◆ GIVEN TASK:
Beneath this line are entries. Copy the range from the line with "Clone this chart in Apache ECharts." to the line with "const yTicks = [0, 0.4, 0.8, 1.2, 1.6]", ends included, exactly; leave pictures out.

◆ DATA SUPPLIED:
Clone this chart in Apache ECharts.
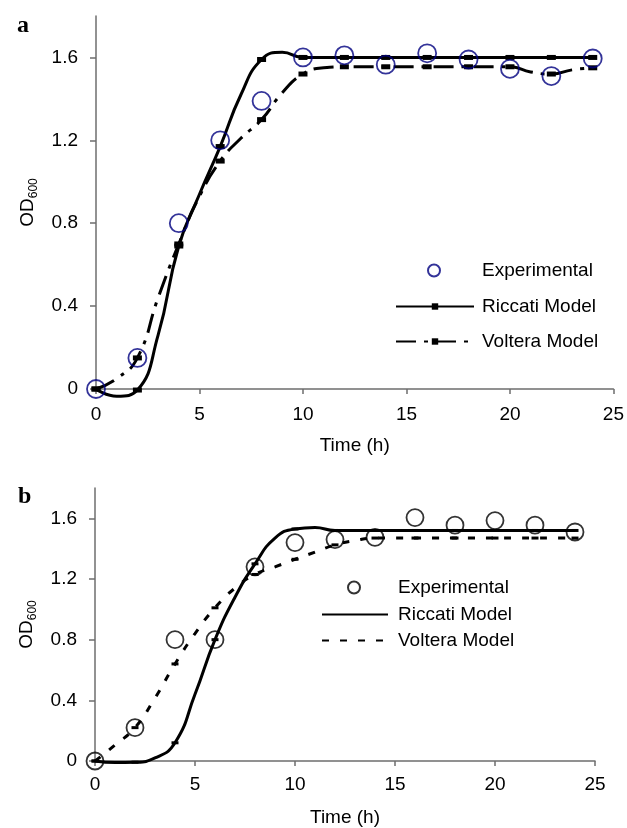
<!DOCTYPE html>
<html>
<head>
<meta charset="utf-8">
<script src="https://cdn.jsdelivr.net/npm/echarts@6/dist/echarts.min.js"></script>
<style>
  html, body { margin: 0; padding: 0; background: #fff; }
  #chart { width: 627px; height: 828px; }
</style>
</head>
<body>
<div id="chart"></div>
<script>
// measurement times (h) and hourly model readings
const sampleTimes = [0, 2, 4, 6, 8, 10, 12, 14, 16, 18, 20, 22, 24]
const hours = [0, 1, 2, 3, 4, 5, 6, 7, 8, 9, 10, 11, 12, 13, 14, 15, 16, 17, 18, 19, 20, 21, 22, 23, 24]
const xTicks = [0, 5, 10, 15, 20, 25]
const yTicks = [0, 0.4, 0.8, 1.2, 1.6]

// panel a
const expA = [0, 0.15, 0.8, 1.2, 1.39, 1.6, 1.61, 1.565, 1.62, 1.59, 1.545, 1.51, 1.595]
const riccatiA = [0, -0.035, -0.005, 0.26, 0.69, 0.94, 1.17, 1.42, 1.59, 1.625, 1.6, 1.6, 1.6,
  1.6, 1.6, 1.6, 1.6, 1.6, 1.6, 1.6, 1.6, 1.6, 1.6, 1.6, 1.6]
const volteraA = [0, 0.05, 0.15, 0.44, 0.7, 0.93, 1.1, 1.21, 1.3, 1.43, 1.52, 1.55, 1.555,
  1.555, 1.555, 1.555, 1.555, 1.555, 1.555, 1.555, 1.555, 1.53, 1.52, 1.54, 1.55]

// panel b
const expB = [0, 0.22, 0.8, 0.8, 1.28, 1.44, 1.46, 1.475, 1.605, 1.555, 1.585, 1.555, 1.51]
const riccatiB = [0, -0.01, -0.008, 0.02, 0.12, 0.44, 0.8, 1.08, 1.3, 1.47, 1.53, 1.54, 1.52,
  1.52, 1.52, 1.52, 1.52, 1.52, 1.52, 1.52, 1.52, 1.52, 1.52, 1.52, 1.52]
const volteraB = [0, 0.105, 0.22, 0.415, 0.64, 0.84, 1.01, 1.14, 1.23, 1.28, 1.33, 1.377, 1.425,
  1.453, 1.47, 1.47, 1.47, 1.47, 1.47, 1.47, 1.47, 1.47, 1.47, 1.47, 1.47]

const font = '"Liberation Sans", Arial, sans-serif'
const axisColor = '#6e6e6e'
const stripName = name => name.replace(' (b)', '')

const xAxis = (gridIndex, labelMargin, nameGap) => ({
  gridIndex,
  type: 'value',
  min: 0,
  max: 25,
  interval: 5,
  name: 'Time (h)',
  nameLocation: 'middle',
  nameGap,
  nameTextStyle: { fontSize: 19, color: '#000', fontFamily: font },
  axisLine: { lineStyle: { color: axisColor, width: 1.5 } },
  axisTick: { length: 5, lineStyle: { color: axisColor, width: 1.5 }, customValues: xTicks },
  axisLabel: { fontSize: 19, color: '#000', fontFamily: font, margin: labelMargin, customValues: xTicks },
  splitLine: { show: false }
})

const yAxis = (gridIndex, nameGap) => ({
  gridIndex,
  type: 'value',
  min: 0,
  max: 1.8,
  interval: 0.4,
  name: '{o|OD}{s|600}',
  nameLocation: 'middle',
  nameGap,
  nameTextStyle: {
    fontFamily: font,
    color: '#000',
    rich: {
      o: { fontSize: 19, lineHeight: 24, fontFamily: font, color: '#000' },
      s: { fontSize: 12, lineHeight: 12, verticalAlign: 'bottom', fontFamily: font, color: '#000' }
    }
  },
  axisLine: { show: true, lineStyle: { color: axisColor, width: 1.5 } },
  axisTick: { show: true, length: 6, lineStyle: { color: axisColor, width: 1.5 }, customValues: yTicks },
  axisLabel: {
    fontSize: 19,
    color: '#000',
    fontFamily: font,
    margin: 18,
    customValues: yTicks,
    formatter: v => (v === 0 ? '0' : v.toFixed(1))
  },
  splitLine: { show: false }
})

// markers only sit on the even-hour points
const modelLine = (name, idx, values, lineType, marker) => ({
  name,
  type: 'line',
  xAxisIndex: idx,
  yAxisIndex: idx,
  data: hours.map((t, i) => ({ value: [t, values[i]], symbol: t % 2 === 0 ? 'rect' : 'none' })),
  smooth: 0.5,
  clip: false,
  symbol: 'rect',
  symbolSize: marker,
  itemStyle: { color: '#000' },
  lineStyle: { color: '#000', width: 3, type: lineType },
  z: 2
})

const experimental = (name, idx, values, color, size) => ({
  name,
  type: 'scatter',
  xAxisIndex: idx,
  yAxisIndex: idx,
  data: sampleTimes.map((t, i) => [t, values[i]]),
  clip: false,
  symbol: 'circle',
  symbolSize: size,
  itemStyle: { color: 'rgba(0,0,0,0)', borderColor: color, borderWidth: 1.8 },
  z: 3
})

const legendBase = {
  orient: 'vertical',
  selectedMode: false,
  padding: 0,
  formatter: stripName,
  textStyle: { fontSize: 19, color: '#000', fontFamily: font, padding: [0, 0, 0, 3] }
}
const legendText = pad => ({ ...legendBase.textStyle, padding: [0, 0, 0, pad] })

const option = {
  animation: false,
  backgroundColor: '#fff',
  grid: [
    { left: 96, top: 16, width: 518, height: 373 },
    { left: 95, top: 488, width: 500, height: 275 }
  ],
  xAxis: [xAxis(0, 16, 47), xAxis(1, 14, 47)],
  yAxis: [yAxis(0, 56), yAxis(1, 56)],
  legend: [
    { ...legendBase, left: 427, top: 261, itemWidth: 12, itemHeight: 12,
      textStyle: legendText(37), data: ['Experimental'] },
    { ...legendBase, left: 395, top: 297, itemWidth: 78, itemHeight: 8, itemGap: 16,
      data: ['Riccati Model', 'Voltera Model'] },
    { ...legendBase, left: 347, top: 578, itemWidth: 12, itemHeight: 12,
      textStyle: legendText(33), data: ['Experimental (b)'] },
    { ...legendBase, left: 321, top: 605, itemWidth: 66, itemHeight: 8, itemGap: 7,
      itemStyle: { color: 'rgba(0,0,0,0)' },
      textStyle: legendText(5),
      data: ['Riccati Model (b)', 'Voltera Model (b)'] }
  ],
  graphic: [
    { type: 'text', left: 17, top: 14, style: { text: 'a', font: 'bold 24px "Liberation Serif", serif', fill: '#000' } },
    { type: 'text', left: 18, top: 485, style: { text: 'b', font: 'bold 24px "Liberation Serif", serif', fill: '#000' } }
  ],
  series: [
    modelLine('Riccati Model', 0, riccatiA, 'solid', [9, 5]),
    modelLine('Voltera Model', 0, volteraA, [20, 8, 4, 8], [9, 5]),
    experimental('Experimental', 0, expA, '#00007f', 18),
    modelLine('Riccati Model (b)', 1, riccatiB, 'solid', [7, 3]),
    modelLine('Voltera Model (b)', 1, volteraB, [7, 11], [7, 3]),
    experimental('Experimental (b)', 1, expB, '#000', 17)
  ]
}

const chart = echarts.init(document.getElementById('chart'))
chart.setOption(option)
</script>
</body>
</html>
---
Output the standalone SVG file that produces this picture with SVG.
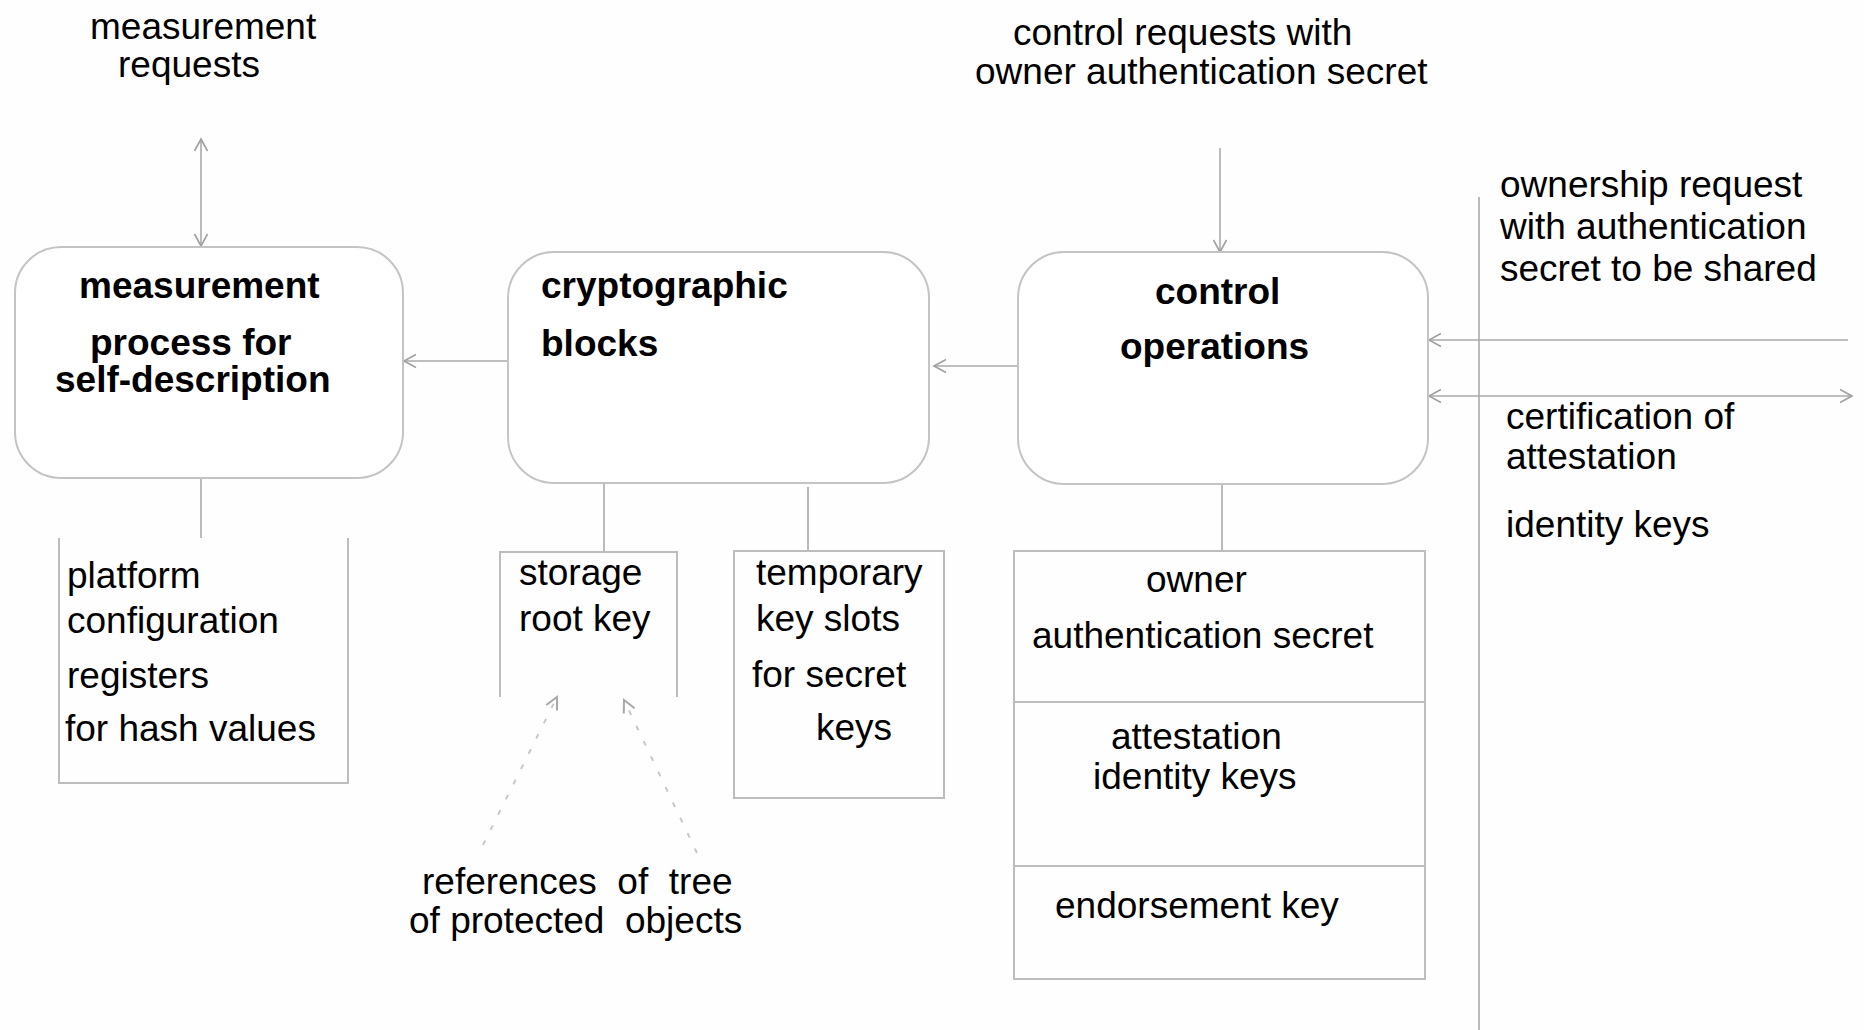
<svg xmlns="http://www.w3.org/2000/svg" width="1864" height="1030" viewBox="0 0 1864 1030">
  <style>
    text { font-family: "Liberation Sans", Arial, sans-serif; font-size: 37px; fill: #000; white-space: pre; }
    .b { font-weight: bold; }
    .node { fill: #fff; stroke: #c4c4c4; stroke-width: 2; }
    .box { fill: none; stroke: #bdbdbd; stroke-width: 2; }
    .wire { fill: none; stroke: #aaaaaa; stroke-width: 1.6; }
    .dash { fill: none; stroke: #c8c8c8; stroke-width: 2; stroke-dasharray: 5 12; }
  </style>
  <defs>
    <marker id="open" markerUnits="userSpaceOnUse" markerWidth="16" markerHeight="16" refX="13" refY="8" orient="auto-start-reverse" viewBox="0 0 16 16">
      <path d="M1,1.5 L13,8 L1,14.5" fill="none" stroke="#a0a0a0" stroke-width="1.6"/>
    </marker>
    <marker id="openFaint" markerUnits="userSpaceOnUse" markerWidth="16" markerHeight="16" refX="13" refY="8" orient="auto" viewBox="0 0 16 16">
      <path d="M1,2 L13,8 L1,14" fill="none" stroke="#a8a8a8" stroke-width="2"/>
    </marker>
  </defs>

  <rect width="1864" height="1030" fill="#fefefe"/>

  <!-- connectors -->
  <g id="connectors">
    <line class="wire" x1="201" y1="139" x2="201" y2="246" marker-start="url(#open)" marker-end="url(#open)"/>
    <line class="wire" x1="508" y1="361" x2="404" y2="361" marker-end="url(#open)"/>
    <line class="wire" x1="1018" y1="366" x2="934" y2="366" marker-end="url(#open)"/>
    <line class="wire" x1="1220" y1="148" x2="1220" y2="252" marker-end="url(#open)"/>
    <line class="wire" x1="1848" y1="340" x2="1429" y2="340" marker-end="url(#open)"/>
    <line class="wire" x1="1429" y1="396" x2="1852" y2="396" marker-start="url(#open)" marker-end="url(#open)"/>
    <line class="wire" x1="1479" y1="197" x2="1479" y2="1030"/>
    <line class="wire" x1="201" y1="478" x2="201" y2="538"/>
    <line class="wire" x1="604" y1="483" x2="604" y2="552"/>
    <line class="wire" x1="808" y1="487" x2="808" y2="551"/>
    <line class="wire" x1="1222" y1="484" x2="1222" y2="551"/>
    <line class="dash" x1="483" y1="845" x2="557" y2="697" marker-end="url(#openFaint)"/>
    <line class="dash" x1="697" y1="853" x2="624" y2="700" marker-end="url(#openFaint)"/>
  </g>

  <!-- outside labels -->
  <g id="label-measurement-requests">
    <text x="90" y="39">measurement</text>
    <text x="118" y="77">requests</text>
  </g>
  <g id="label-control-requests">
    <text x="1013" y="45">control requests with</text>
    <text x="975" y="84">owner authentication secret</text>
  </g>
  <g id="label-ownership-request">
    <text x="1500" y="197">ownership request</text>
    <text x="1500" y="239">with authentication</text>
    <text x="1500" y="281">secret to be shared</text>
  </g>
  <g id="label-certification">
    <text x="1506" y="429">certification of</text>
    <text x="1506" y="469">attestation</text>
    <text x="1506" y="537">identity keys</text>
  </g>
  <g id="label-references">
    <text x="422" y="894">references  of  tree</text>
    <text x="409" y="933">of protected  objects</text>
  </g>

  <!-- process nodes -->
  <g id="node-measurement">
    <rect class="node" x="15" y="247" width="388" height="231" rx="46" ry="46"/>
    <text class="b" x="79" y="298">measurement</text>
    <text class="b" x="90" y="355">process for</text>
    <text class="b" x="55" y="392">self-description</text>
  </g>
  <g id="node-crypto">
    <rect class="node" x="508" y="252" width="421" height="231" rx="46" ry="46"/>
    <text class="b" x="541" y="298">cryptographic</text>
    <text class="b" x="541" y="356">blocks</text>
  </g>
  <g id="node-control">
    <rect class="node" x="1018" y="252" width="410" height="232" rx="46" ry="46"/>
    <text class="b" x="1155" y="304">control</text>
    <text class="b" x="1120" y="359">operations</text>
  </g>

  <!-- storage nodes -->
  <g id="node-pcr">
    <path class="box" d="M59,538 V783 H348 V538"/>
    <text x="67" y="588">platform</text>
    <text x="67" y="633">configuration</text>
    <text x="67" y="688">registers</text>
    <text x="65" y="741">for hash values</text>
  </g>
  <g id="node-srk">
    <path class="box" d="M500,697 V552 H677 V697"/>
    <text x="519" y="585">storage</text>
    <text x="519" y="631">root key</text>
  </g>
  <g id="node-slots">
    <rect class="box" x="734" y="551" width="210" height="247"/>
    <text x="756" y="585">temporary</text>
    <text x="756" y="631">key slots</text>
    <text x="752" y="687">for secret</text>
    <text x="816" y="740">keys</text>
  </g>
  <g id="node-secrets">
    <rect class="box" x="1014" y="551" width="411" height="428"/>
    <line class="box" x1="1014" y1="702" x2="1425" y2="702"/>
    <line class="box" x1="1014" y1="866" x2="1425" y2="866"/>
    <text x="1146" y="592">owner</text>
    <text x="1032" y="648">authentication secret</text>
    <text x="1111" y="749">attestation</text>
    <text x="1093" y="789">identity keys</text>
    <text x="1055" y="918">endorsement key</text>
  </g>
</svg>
---
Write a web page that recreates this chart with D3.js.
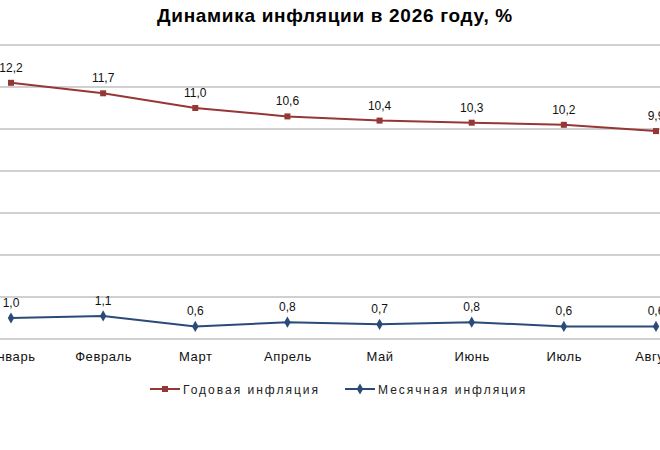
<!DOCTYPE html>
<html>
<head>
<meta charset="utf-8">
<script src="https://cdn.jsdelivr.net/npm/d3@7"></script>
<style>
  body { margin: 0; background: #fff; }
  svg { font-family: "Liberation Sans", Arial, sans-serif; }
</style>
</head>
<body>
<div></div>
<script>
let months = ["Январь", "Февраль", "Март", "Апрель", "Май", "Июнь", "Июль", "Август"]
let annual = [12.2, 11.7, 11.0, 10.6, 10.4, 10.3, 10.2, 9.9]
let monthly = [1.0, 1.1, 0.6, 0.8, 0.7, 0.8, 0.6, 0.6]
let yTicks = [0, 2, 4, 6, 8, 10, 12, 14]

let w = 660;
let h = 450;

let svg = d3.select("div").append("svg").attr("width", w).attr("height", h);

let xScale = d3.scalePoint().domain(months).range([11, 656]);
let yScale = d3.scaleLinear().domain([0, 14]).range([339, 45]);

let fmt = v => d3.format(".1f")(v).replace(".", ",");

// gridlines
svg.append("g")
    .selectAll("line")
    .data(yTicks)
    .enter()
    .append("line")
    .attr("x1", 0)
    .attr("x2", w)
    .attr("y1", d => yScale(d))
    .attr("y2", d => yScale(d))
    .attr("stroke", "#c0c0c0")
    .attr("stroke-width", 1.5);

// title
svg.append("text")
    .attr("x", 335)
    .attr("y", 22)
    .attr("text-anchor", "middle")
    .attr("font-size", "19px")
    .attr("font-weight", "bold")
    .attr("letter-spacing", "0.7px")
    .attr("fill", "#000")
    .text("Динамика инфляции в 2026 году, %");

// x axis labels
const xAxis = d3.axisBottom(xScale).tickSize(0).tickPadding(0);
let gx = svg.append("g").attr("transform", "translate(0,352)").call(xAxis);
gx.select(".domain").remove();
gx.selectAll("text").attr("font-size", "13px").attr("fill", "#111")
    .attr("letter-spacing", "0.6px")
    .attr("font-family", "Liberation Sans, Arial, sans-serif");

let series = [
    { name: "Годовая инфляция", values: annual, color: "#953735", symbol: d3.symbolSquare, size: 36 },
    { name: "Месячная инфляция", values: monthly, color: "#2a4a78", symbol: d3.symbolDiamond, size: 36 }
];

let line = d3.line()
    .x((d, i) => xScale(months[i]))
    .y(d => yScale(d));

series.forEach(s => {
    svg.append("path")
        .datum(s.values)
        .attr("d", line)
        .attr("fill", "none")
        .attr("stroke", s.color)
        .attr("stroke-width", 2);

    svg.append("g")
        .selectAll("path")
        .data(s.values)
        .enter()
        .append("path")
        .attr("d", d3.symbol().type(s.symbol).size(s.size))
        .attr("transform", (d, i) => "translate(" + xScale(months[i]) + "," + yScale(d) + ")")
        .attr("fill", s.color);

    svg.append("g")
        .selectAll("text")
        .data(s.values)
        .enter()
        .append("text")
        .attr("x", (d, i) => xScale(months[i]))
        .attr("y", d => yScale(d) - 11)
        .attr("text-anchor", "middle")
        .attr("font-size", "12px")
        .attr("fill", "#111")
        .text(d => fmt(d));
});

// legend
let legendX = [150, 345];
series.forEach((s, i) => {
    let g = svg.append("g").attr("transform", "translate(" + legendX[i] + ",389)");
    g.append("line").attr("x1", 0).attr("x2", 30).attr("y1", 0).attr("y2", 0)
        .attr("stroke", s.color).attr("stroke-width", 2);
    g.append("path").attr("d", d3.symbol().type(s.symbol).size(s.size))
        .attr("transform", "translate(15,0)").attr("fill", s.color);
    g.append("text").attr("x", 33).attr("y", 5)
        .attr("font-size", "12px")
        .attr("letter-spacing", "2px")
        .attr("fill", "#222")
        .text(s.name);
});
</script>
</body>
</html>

◆ ANSWER TO THE EXERCISE:
Clone this chart in Apache ECharts.
<!DOCTYPE html>
<html>
<head>
<meta charset="utf-8">
<script src="https://cdn.jsdelivr.net/npm/echarts@6/dist/echarts.min.js"></script>
<style>
  html, body { margin: 0; padding: 0; background: #fff; }
  #chart { width: 627px; height: 828px; }
</style>
</head>
<body>
<div id="chart"></div>
<script>
// measurement times (h) and hourly model readings
const sampleTimes = [0, 2, 4, 6, 8, 10, 12, 14, 16, 18, 20, 22, 24]
const hours = [0, 1, 2, 3, 4, 5, 6, 7, 8, 9, 10, 11, 12, 13, 14, 15, 16, 17, 18, 19, 20, 21, 22, 23, 24]
const xTicks = [0, 5, 10, 15, 20, 25]
const yTicks = [0, 0.4, 0.8, 1.2, 1.6]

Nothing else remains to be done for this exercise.